PROBLEM: Set all the material down again unchanged, without the pictures.

SUPPLIED MATERIAL:

..........

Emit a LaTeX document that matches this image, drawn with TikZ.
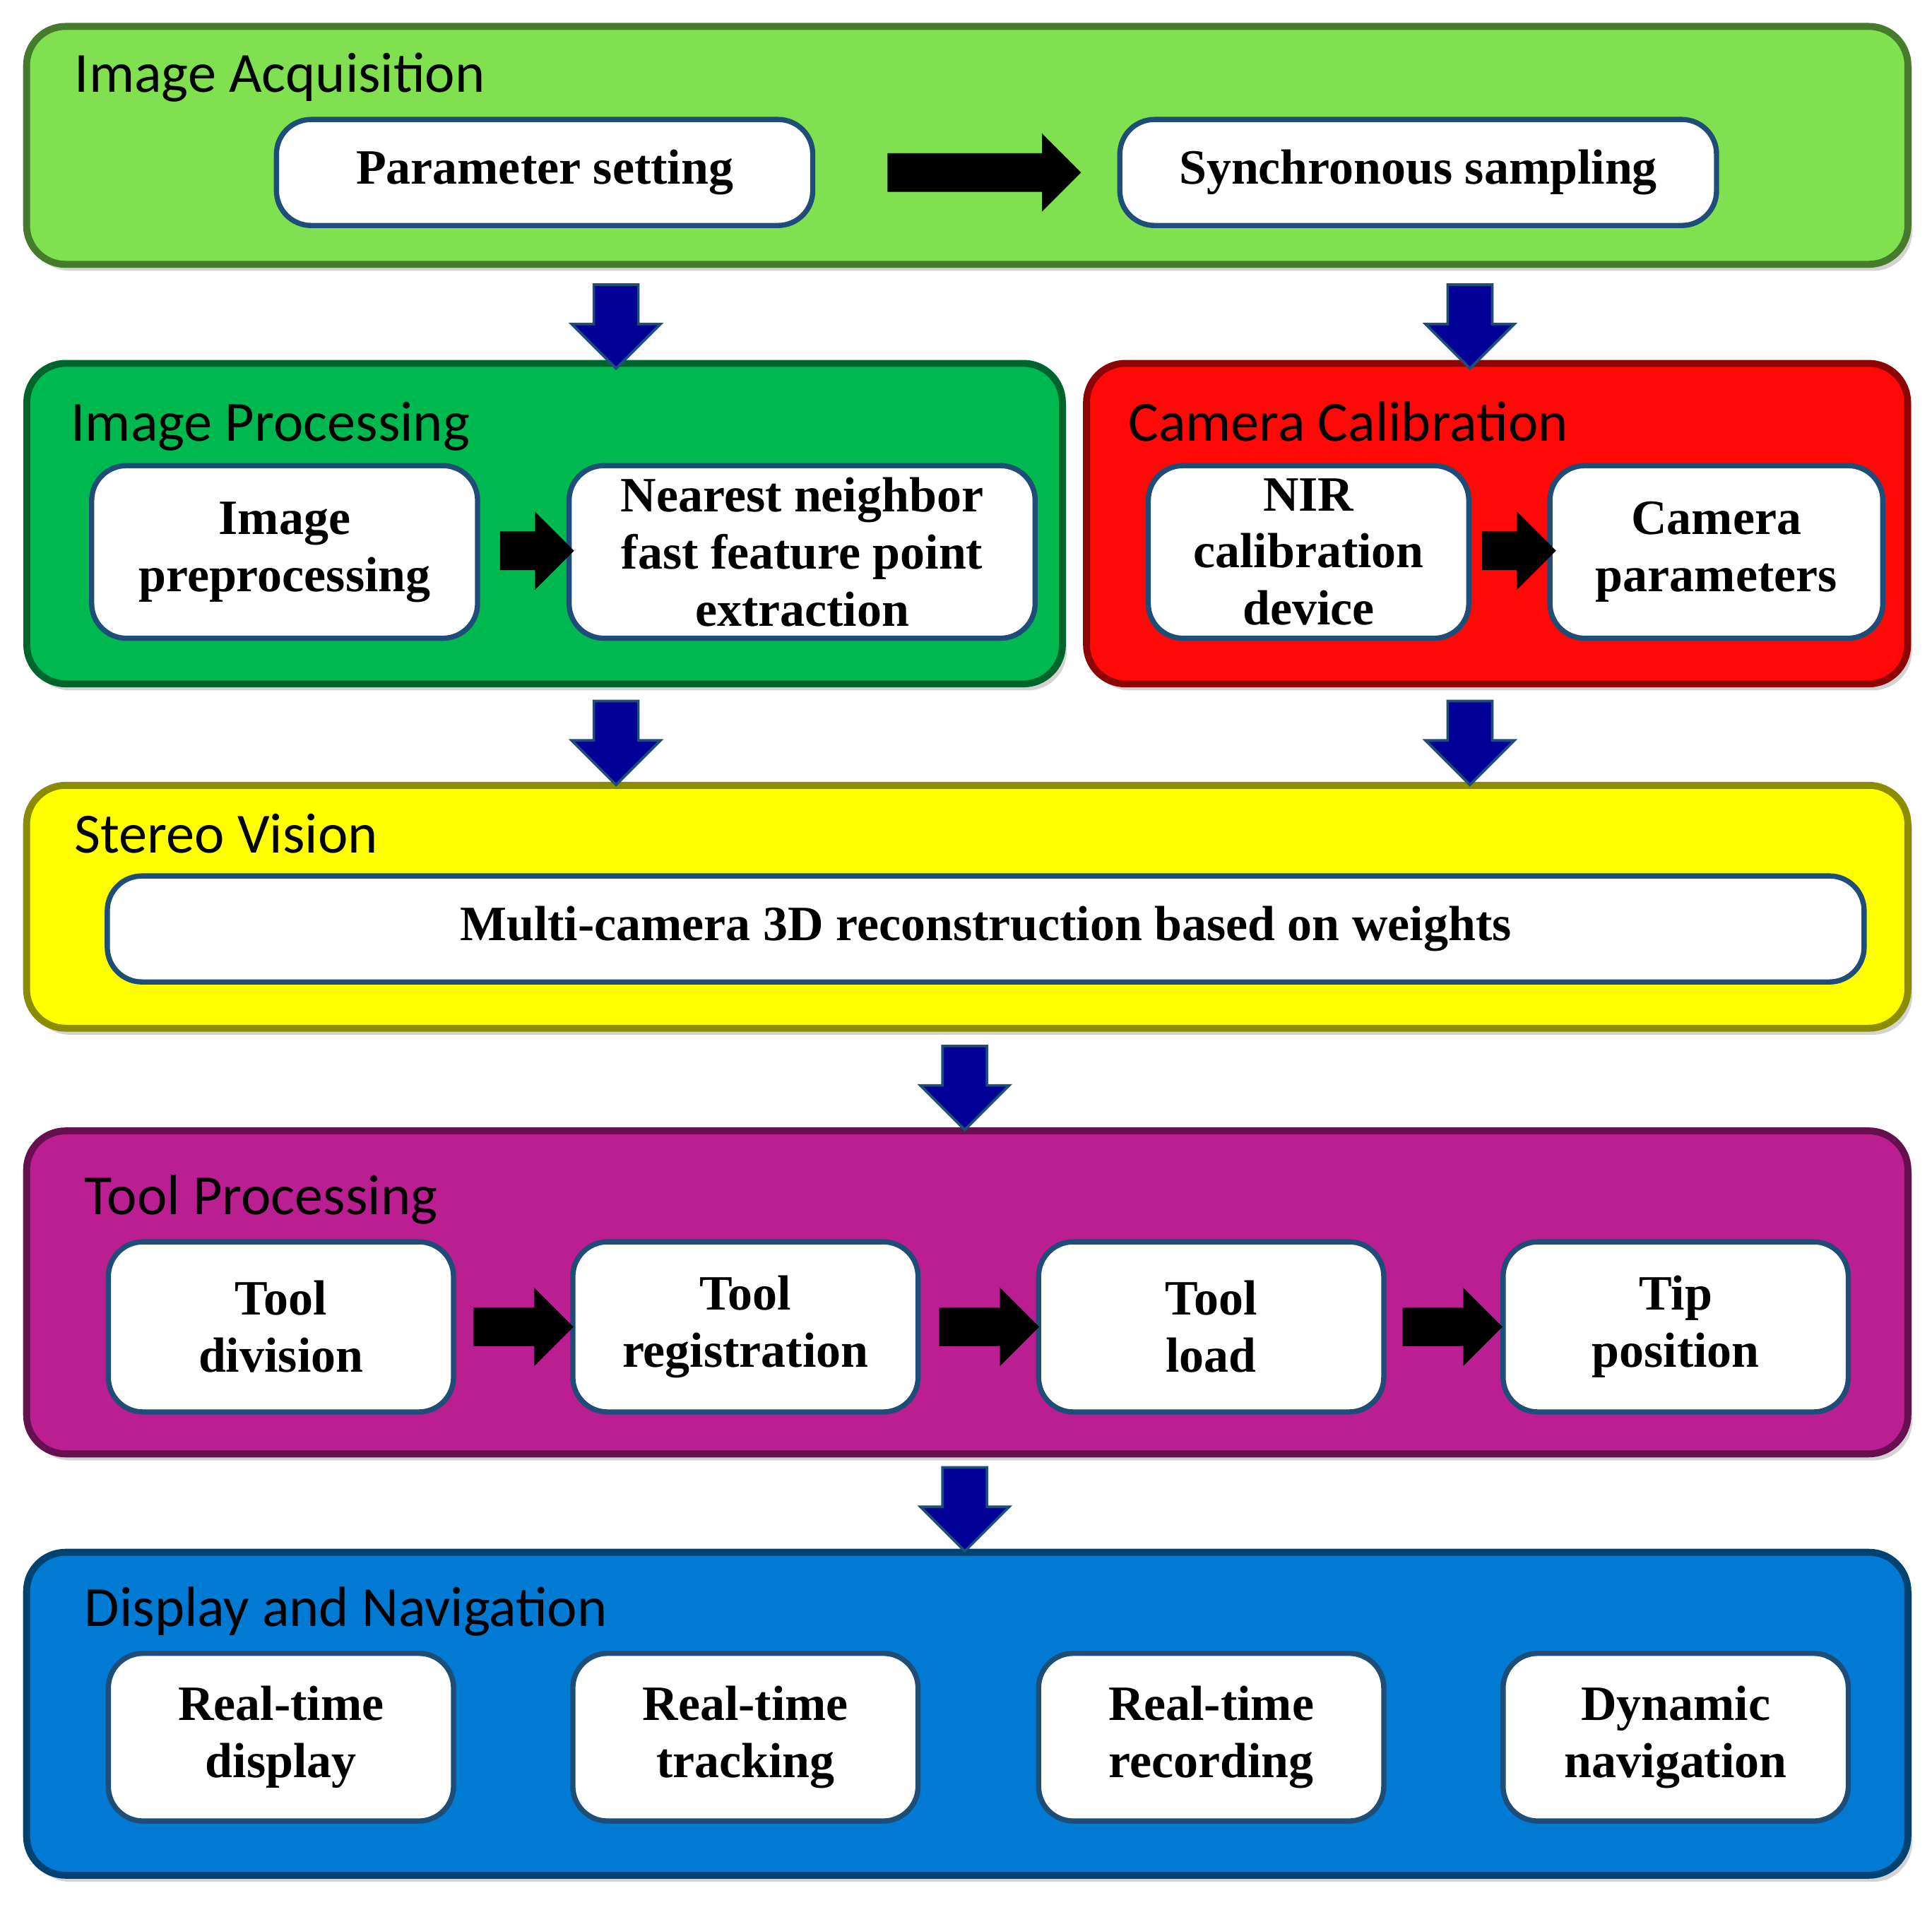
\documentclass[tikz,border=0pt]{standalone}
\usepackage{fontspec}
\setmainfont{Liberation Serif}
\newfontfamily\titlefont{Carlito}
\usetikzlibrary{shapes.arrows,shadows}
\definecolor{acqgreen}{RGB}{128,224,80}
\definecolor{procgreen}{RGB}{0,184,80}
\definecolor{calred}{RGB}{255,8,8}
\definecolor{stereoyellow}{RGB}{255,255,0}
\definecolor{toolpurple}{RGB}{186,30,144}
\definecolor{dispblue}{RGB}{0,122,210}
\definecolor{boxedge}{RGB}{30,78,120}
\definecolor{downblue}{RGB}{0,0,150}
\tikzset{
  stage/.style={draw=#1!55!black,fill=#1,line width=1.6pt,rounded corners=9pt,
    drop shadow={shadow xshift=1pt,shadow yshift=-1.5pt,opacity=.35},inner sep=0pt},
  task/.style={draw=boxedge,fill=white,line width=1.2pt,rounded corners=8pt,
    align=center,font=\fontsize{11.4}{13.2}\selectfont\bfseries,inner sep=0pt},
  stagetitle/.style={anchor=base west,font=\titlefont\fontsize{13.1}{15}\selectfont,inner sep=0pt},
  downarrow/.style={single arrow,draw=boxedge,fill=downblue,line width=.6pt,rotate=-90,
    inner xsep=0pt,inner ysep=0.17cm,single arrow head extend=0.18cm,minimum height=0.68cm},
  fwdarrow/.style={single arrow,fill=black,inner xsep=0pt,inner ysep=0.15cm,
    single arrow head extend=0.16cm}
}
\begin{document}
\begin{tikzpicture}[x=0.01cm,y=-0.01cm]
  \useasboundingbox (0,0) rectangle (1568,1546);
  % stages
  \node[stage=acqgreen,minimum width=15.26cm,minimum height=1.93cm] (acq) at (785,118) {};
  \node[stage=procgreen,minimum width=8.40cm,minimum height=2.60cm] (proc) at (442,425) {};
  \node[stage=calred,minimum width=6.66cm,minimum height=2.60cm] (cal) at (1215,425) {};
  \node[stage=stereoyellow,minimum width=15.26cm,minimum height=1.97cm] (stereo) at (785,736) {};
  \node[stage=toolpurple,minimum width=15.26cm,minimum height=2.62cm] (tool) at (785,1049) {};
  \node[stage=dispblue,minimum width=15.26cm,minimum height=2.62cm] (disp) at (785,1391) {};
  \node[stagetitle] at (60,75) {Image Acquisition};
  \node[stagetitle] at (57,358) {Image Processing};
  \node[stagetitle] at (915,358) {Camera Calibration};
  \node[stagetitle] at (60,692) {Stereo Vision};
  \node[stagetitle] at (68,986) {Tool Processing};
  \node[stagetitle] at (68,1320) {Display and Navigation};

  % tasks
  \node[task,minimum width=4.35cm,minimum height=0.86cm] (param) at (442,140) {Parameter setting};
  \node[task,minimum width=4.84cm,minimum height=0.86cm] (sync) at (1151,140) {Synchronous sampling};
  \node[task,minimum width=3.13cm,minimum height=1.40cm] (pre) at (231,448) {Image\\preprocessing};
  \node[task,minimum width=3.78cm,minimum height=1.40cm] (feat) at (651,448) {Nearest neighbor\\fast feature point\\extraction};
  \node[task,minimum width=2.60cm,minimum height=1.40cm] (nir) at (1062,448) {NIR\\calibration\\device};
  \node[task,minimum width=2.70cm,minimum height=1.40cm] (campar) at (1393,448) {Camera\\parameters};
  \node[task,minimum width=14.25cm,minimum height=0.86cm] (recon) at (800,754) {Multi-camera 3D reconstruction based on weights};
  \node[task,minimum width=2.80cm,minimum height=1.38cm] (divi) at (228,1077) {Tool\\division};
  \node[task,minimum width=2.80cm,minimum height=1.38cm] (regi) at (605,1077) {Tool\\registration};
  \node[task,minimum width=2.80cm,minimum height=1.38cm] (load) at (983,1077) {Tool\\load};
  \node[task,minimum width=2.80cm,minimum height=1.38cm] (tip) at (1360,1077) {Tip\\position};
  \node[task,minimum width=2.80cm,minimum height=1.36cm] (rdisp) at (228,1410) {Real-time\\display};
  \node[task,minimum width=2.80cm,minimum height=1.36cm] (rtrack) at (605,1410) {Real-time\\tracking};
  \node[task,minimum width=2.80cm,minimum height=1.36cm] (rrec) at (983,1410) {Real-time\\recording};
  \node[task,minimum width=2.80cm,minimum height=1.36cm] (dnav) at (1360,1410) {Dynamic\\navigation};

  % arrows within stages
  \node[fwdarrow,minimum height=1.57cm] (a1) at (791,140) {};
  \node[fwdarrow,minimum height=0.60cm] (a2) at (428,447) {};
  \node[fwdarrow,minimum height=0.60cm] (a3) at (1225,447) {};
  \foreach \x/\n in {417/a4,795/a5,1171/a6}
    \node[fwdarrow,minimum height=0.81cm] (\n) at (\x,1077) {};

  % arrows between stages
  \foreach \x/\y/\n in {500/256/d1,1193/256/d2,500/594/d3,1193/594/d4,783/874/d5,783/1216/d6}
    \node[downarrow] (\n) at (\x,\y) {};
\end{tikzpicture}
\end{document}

..........

TASK ANSWER:
Emit a LaTeX document that matches this image, drawn with TikZ.
\documentclass[tikz,border=0pt]{standalone}
\usepackage{fontspec}
\setmainfont{Liberation Serif}
\newfontfamily\titlefont{Carlito}
\usetikzlibrary{shapes.arrows,shadows}
\definecolor{acqgreen}{RGB}{128,224,80}
\definecolor{procgreen}{RGB}{0,184,80}
\definecolor{calred}{RGB}{255,8,8}
\definecolor{stereoyellow}{RGB}{255,255,0}
\definecolor{toolpurple}{RGB}{186,30,144}
\definecolor{dispblue}{RGB}{0,122,210}
\definecolor{boxedge}{RGB}{30,78,120}
\definecolor{downblue}{RGB}{0,0,150}
\tikzset{
  stage/.style={draw=#1!55!black,fill=#1,line width=1.6pt,rounded corners=9pt,
    drop shadow={shadow xshift=1pt,shadow yshift=-1.5pt,opacity=.35},inner sep=0pt},
  task/.style={draw=boxedge,fill=white,line width=1.2pt,rounded corners=8pt,
    align=center,font=\fontsize{11.4}{13.2}\selectfont\bfseries,inner sep=0pt},
  stagetitle/.style={anchor=base west,font=\titlefont\fontsize{13.1}{15}\selectfont,inner sep=0pt},
  downarrow/.style={single arrow,draw=boxedge,fill=downblue,line width=.6pt,rotate=-90,
    inner xsep=0pt,inner ysep=0.17cm,single arrow head extend=0.18cm,minimum height=0.68cm},
  fwdarrow/.style={single arrow,fill=black,inner xsep=0pt,inner ysep=0.15cm,
    single arrow head extend=0.16cm}
}
\begin{document}
\begin{tikzpicture}[x=0.01cm,y=-0.01cm]
  \useasboundingbox (0,0) rectangle (1568,1546);
  % stages
  \node[stage=acqgreen,minimum width=15.26cm,minimum height=1.93cm] (acq) at (785,118) {};
  \node[stage=procgreen,minimum width=8.40cm,minimum height=2.60cm] (proc) at (442,425) {};
  \node[stage=calred,minimum width=6.66cm,minimum height=2.60cm] (cal) at (1215,425) {};
  \node[stage=stereoyellow,minimum width=15.26cm,minimum height=1.97cm] (stereo) at (785,736) {};
  \node[stage=toolpurple,minimum width=15.26cm,minimum height=2.62cm] (tool) at (785,1049) {};
  \node[stage=dispblue,minimum width=15.26cm,minimum height=2.62cm] (disp) at (785,1391) {};
  \node[stagetitle] at (60,75) {Image Acquisition};
  \node[stagetitle] at (57,358) {Image Processing};
  \node[stagetitle] at (915,358) {Camera Calibration};
  \node[stagetitle] at (60,692) {Stereo Vision};
  \node[stagetitle] at (68,986) {Tool Processing};
  \node[stagetitle] at (68,1320) {Display and Navigation};

  % tasks
  \node[task,minimum width=4.35cm,minimum height=0.86cm] (param) at (442,140) {Parameter setting};
  \node[task,minimum width=4.84cm,minimum height=0.86cm] (sync) at (1151,140) {Synchronous sampling};
  \node[task,minimum width=3.13cm,minimum height=1.40cm] (pre) at (231,448) {Image\\preprocessing};
  \node[task,minimum width=3.78cm,minimum height=1.40cm] (feat) at (651,448) {Nearest neighbor\\fast feature point\\extraction};
  \node[task,minimum width=2.60cm,minimum height=1.40cm] (nir) at (1062,448) {NIR\\calibration\\device};
  \node[task,minimum width=2.70cm,minimum height=1.40cm] (campar) at (1393,448) {Camera\\parameters};
  \node[task,minimum width=14.25cm,minimum height=0.86cm] (recon) at (800,754) {Multi-camera 3D reconstruction based on weights};
  \node[task,minimum width=2.80cm,minimum height=1.38cm] (divi) at (228,1077) {Tool\\division};
  \node[task,minimum width=2.80cm,minimum height=1.38cm] (regi) at (605,1077) {Tool\\registration};
  \node[task,minimum width=2.80cm,minimum height=1.38cm] (load) at (983,1077) {Tool\\load};
  \node[task,minimum width=2.80cm,minimum height=1.38cm] (tip) at (1360,1077) {Tip\\position};
  \node[task,minimum width=2.80cm,minimum height=1.36cm] (rdisp) at (228,1410) {Real-time\\display};
  \node[task,minimum width=2.80cm,minimum height=1.36cm] (rtrack) at (605,1410) {Real-time\\tracking};
  \node[task,minimum width=2.80cm,minimum height=1.36cm] (rrec) at (983,1410) {Real-time\\recording};
  \node[task,minimum width=2.80cm,minimum height=1.36cm] (dnav) at (1360,1410) {Dynamic\\navigation};

  % arrows within stages
  \node[fwdarrow,minimum height=1.57cm] (a1) at (791,140) {};
  \node[fwdarrow,minimum height=0.60cm] (a2) at (428,447) {};
  \node[fwdarrow,minimum height=0.60cm] (a3) at (1225,447) {};
  \foreach \x/\n in {417/a4,795/a5,1171/a6}
    \node[fwdarrow,minimum height=0.81cm] (\n) at (\x,1077) {};

  % arrows between stages
  \foreach \x/\y/\n in {500/256/d1,1193/256/d2,500/594/d3,1193/594/d4,783/874/d5,783/1216/d6}
    \node[downarrow] (\n) at (\x,\y) {};
\end{tikzpicture}
\end{document}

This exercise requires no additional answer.